From a figurative standpoint we lack of rites of passage in our culture–deep, spiritual rites that flow with the change of natural season, life season. I can list lack of parenting, disconnect from Nature, lack of tribe, privilege, and entitlement as factors. All of these play a role in our collective rejection of elderhood. As a result of our cultural attitude toward elderhood, we don’t have a trove of elders to look to for cultural guidance, or we don’t embrace those that we have. When no one with leadership skills steps up to lead, we get what we get, which may not be what’s best for all involved.
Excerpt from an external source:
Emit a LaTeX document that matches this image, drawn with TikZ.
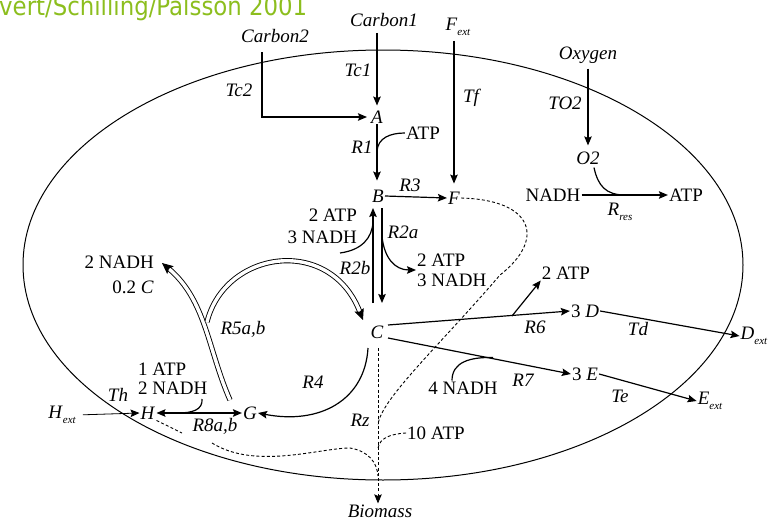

The reason elderhood is on my mind is because, frankly, I’m getting older. I’ve always felt old, crone, even, though seeing the older generations of my family leave, as well as some of the younger ones, it becomes evident that somebody has to step up. Somebody has to accept the role of elder to the family, and not just because s/he’s the last one standing. In fact, we’re best fit for the role if we’ve done the work to get there, before we are called upon to be elder. We all have to come to terms with our potential for elderhood, and make heartspace for it to grow all along. We have to be willing to put our youth down long enough to realize the value of our own experience is much bigger than our single path. We have to realize the value of the experience of those who came before us. All of our path depends on it.

Who are the elders in your life? What does being an elder mean to you?